Предлагаю собрать деньги на постройку гвардейских минометов! отчеканил он.
Гром аплодисментов покрыл его слова. Тут же приняли решение развернуть в полку кампанию по сбору добровольных взносов. Весь состав полка горячо откликнулся на призыв коммунистов. За двое суток было собрано 130 тысяч рублей наличными и 200 тысяч рублей в облигациях государственных займов. Собранную сумму переслали в Москву, о чем доложили телеграммой на имя Верховного Главнокомандующего. Через два-три дня пришел ответ:
«Полевая почта 02276, командиру части товарищу Шутову. Передайте личному составу части, собравшему 130 тысяч рублей наличными деньгами и 200 тысяч рублей облигациями займа на строительство гвардейских минометов, мой боевой привет и благодарность Красной Армии. Пожелание личного состава части будет исполнено. И. Сталин».

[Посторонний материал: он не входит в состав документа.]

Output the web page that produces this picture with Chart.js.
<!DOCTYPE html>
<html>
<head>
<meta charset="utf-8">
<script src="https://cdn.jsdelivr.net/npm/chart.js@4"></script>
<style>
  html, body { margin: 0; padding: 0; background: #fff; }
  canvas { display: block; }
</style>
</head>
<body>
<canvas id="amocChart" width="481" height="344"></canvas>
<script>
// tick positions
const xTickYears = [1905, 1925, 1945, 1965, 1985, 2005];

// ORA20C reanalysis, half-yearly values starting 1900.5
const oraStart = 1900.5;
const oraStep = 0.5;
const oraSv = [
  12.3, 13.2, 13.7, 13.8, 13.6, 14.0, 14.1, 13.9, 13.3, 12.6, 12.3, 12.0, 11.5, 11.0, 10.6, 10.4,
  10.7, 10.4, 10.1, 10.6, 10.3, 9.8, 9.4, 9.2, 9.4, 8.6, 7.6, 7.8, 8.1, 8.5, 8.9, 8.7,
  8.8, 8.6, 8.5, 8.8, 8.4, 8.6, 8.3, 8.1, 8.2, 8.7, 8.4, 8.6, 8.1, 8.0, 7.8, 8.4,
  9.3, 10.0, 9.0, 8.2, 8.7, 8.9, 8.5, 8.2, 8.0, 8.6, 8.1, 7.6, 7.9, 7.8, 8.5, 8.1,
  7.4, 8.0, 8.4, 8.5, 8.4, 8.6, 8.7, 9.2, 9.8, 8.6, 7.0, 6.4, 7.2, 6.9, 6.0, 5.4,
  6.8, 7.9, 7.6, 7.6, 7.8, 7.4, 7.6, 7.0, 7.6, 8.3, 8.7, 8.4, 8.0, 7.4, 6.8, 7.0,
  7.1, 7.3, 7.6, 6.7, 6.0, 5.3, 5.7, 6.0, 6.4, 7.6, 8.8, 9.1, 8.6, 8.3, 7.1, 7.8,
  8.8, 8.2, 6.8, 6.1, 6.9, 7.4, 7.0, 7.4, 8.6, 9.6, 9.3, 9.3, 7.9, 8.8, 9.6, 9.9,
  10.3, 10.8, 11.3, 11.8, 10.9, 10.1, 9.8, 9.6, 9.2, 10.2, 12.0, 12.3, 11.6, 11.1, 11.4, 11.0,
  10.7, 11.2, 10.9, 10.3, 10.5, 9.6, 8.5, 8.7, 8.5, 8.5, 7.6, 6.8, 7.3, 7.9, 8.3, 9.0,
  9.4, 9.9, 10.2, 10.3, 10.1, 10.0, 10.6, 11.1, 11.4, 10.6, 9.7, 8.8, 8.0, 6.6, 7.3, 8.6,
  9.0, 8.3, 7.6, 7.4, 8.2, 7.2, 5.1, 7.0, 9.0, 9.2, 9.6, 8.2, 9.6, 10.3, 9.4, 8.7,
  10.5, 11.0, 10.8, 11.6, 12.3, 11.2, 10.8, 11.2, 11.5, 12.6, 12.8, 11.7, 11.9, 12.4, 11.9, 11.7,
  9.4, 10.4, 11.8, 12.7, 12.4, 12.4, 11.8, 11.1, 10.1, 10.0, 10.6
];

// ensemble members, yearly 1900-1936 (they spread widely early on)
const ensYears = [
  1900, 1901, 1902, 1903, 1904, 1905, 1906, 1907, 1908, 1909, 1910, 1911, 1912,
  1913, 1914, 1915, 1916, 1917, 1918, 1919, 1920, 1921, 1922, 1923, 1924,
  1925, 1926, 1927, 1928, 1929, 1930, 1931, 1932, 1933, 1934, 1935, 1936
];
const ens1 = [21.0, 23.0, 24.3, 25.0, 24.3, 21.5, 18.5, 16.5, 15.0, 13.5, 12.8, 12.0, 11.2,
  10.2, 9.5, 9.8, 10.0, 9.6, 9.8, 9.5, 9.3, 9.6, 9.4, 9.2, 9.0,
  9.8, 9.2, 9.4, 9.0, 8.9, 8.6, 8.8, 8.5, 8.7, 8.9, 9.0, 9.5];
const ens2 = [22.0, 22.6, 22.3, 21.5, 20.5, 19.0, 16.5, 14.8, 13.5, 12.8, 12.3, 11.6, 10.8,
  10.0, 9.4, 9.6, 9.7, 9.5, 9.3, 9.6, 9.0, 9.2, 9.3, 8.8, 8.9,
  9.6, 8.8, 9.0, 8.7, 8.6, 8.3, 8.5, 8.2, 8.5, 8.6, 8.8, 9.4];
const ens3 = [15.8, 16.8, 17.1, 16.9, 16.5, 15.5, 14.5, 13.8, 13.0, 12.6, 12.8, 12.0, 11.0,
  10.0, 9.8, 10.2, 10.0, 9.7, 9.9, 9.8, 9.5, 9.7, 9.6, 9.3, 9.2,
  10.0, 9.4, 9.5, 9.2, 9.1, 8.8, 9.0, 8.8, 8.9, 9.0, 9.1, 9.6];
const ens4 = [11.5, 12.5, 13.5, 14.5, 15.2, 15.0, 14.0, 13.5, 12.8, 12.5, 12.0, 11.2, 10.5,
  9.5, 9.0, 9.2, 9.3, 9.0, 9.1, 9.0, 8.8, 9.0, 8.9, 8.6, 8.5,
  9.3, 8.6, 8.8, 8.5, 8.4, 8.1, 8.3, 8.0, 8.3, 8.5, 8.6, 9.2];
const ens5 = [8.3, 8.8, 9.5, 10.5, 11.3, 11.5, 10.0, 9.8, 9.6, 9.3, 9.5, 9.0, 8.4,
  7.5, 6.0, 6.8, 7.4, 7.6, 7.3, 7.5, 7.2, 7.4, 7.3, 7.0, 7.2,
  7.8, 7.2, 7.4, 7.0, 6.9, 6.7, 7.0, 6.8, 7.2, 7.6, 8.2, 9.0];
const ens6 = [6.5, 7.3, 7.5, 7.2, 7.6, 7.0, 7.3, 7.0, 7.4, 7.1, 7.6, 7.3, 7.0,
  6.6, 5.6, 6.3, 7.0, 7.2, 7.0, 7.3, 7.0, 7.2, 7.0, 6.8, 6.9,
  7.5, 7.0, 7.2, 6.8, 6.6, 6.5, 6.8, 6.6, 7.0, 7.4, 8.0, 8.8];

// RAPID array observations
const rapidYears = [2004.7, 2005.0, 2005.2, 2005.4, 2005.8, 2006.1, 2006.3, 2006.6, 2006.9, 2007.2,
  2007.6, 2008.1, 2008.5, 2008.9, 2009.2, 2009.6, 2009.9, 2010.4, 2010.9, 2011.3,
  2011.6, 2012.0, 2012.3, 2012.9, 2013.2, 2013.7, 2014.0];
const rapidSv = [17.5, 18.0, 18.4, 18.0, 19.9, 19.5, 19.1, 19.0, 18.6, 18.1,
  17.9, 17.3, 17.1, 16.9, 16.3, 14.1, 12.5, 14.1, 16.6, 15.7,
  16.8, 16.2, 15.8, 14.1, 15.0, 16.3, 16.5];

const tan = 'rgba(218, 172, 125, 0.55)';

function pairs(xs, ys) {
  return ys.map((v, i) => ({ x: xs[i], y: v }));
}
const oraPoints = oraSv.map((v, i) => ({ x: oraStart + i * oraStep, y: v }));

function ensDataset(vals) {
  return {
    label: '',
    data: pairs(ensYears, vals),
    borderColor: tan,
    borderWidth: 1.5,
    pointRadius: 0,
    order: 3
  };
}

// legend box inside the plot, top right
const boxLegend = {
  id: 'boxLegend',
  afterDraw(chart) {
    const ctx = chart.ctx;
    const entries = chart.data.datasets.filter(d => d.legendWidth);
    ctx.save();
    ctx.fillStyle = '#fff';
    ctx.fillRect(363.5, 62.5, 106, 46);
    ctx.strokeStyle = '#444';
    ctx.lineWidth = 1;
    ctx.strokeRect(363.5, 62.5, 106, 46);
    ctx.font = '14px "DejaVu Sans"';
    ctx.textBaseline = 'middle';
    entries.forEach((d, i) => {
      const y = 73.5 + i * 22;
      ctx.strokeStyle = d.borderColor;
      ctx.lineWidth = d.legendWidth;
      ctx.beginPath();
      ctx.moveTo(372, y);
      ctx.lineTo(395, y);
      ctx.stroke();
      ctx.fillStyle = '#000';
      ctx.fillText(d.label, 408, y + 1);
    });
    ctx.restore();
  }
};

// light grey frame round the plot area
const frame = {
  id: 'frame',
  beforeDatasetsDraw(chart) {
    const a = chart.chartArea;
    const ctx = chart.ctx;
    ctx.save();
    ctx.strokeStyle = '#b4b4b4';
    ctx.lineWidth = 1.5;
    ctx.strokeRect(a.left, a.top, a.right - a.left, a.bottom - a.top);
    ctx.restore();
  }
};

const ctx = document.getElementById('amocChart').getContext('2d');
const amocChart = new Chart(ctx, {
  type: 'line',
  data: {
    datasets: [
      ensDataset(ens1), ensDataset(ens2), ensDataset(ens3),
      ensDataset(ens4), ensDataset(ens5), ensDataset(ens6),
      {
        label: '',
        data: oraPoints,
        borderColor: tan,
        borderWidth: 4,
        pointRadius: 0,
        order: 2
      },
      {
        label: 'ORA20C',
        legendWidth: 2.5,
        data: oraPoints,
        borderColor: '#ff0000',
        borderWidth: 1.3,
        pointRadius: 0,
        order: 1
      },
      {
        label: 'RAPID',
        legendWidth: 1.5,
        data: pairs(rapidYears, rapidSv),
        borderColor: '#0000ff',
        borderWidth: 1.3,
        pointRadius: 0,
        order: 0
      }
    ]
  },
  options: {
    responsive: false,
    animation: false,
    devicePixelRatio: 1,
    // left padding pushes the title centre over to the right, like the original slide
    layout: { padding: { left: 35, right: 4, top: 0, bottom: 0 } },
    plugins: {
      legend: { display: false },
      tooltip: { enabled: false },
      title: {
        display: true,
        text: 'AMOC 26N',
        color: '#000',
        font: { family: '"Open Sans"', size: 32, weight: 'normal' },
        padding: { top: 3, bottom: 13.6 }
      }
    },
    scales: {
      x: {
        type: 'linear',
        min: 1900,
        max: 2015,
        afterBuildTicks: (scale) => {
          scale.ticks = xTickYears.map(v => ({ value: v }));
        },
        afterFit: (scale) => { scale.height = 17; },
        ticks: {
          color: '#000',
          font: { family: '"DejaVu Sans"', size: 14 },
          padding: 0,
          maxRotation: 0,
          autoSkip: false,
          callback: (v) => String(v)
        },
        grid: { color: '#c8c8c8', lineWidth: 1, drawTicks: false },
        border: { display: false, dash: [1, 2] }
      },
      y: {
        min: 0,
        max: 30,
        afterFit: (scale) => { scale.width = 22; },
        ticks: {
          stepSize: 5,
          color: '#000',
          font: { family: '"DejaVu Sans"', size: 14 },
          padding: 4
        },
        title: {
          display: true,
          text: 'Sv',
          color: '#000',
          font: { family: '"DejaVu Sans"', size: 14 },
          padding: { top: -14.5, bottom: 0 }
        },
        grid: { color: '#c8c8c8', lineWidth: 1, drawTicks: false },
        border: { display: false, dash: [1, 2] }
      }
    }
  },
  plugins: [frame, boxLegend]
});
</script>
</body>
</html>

Не приходится говорить, с какой радостью и гордостью встретили воины 39-го гвардейского минометного полка эти слова Верховного Главнокомандующего и как поднялось их настроение накануне наступления.
Из 39-го гвардейского минометного полка я проехал в штаб 2-й гвардейской минометной дивизии РГК мощного соединения трехбригадного состава, вооруженного тяжелыми реактивными установками М-31. Две бригады 20-я и 26-я были приданы 6-й гвардейской армии, 17-я бригада 43-й армии. Командир дивизии генерал Михаил Никитович Богдан хорошо организовал разведку целей. Здесь это было нелегко, так как местность лесисто-болотистая, многие участки обороны противника не просматриваются [278] с наблюдательных пунктов. Пришлось высылать разведчиков на передний край и далее, в нейтральную зону. Установив тесную связь и взаимодействие с общевойсковой разведкой, генерал Богдан добился того, что оборона противника была вскрыта и подавляющее большинство его оборонительных сооружений взято на прицел.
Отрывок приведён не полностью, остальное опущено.